DATA PROVIDED:
────
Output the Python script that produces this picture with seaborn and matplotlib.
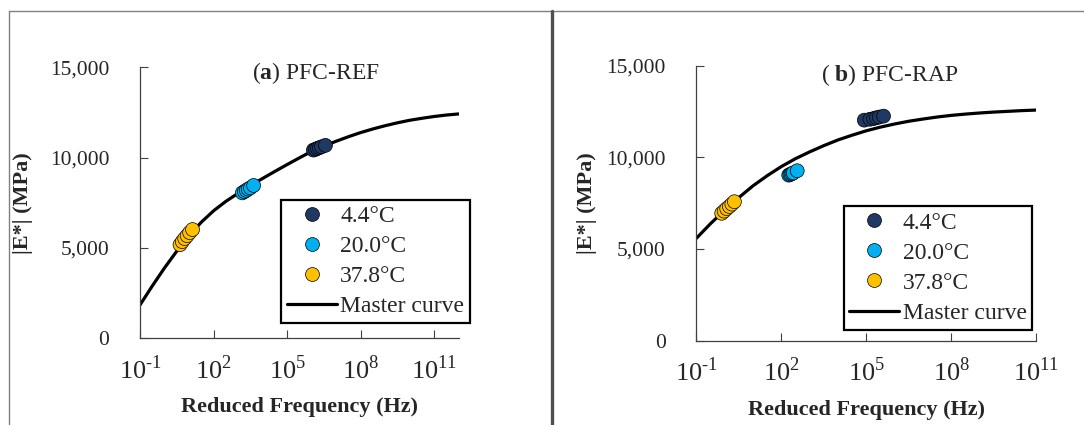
import numpy as np
import pandas as pd
import seaborn as sns
import matplotlib.pyplot as plt
from matplotlib.lines import Line2D

# data
temps = ["4.4°C", "20.0°C", "37.8°C"]
colors = ["#1F3864", "#00B0F0", "#FFC000"]

# (a) PFC-REF
a_freq_44 = [1.17e6, 1.41e6, 1.70e6, 2.04e6, 2.51e6, 3.63e6]
a_mod_44 = [10420, 10460, 10510, 10550, 10600, 10680]
a_freq_20 = [1480, 1780, 2140, 2570, 3160, 4270]
a_mod_20 = [8050, 8120, 8190, 8260, 8330, 8460]
a_freq_378 = [4.27, 5.25, 6.6, 8.3, 10.5, 13.8]
a_mod_378 = [5180, 5350, 5520, 5680, 5850, 6020]
a_curve_freq = [1e-1, 3.16e-1, 1e0, 3.16e0, 1e1, 3.16e1, 1e2, 3.16e2, 1e3, 3.16e3, 1e4, 3.16e4,
                1e5, 3.16e5, 1e6, 3.16e6, 1e7, 3.16e7, 1e8, 3.16e8, 1e9, 3.16e9, 1e10, 3.16e10,
                1e11, 3.16e11, 1e12]
a_curve_mod = [1850, 2900, 3900, 4830, 5680, 6430, 7060, 7580, 8030, 8450, 8850, 9240,
               9620, 9990, 10350, 10640, 10910, 11160, 11390, 11590, 11770, 11930, 12070, 12180,
               12280, 12360, 12420]

# (b) PFC-RAP
b_freq_44 = [8.5e4, 1.35e5, 1.82e5, 2.29e5, 2.88e5, 4.07e5]
b_mod_44 = [12030, 12080, 12120, 12160, 12200, 12250]
b_freq_20 = [182, 200, 219, 240, 263, 363]
b_mod_20 = [9030, 9060, 9090, 9120, 9150, 9270]
b_freq_378 = [0.78, 0.95, 1.17, 1.45, 1.78, 2.19]
b_mod_378 = [6950, 7070, 7200, 7320, 7450, 7580]
b_curve_freq = [1e-1, 3.16e-1, 1e0, 3.16e0, 1e1, 3.16e1, 1e2, 3.16e2, 1e3, 3.16e3, 1e4, 3.16e4,
                1e5, 3.16e5, 1e6, 3.16e6, 1e7, 3.16e7, 1e8, 3.16e8, 1e9, 3.16e9, 1e10, 3.16e10,
                1e11]
b_curve_mod = [5590, 6390, 7120, 7810, 8450, 9000, 9500, 9930, 10300, 10640, 10950, 11210,
               11450, 11650, 11820, 11970, 12090, 12200, 12290, 12360, 12420, 12470, 12510, 12550,
               12580]

xticks = [1e-1, 1e2, 1e5, 1e8, 1e11]
xticklabels = [r"10$^{\text{-}1}$", "10$^{2}$", "10$^{5}$", "10$^{8}$", "10$^{11}$"]
yticks = [0, 5000, 10000, 15000]
yticklabels = ["0", "5,000", "10,000", "15,000"]

sns.set_theme(style="ticks")
plt.rcParams["font.family"] = ["Liberation Serif", "DejaVu Serif"]
plt.rcParams["mathtext.fontset"] = "custom"
plt.rcParams["mathtext.rm"] = "Liberation Serif"
plt.rcParams["mathtext.bf"] = "Liberation Serif:bold"

fig = plt.figure(figsize=(10.84, 4.25), dpi=100)
ax_a = fig.add_axes([0.1292, 0.204, 0.2941, 0.6376])
ax_b = fig.add_axes([0.6425, 0.1984, 0.3133, 0.647])


def make_df(f44, m44, f20, m20, f378, m378):
    return pd.DataFrame({
        "freq": f44 + f20 + f378,
        "mod": m44 + m20 + m378,
        "temp": [temps[0]] * len(f44) + [temps[1]] * len(f20) + [temps[2]] * len(f378),
    })


def draw(ax, df, cfreq, cmod, xmax, title, title_xy, leg_box, ylab_x):
    sns.lineplot(x=cfreq, y=cmod, ax=ax, color="black", lw=2.3, zorder=2, label="Master curve")
    sns.scatterplot(data=df, x="freq", y="mod", hue="temp", hue_order=temps,
                    palette=colors, s=100, edgecolor="black", linewidth=0.5,
                    ax=ax, zorder=3)
    ax.set_xscale("log")
    ax.set_xlim(0.1, xmax)
    ax.set_ylim(0, 15000)
    ax.minorticks_off()
    ax.set_xticks(xticks)
    ax.set_xticklabels(xticklabels, fontsize=19)
    ax.set_yticks(yticks)
    ax.set_yticklabels(yticklabels, fontsize=15.5)
    ax.tick_params(direction="in", length=6, width=0.8, color="#404040")
    ax.tick_params(axis="x", pad=12)
    ax.tick_params(axis="y", pad=22)
    for s in ["top", "right"]:
        ax.spines[s].set_visible(False)
    for s in ["left", "bottom"]:
        ax.spines[s].set_color("#404040")
        ax.spines[s].set_linewidth(0.9)
    ax.set_xlabel("Reduced Frequency (Hz)", fontsize=16, fontweight="bold", labelpad=10)
    ax.set_ylabel("|E*| (MPa)", fontsize=16, fontweight="bold")
    ax.text(title_xy[0], title_xy[1], title, transform=ax.transAxes, ha="center", va="center",
            fontsize=17)

    h, l = ax.get_legend_handles_labels()
    order = [l.index(t) for t in temps] + [l.index("Master curve")]
    leg = ax.legend([h[i] for i in order], [l[i] for i in order], loc="lower left",
                    bbox_to_anchor=leg_box, fontsize=17, frameon=True, fancybox=False,
                    edgecolor="black", framealpha=1, handlelength=2.1, handletextpad=0.15,
                    labelspacing=0.36, borderpad=0.25, borderaxespad=0, markerscale=1.0)
    leg.get_frame().set_linewidth(1.6)
    ax.yaxis.set_label_coords(ylab_x, 0.5)


df_a = make_df(a_freq_44, a_mod_44, a_freq_20, a_mod_20, a_freq_378, a_mod_378)
df_b = make_df(b_freq_44, b_mod_44, b_freq_20, b_mod_20, b_freq_378, b_mod_378)

draw(ax_a, df_a, a_curve_freq, a_curve_mod, 1e12, r"($\mathbf{a}$) PFC-REF", (0.552, 0.979),
     (0.443, 0.055), -0.335)
draw(ax_b, df_b, b_curve_freq, b_curve_mod, 1e11, r"( $\mathbf{b}$) PFC-RAP", (0.569, 0.966),
     (0.433, 0.04), -0.294)

# panel frames
fig.add_artist(Line2D([9 / 1084, 1], [1 - 11 / 425] * 2, color="#808080", lw=1.0))
fig.add_artist(Line2D([9 / 1084] * 2, [0, 1 - 11 / 425], color="#808080", lw=1.0))
fig.add_artist(Line2D([552 / 1084] * 2, [0, 1 - 11 / 425], color="#505050", lw=2.4))

plt.savefig("out.png", dpi=100)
────
DIRECTIONS:
Keep only the lines that hold the string "matplotlib", and copy them out.

WRITTEN RESPONSE:
Output the Python script that produces this picture with seaborn and matplotlib.
import matplotlib.pyplot as plt
from matplotlib.lines import Line2D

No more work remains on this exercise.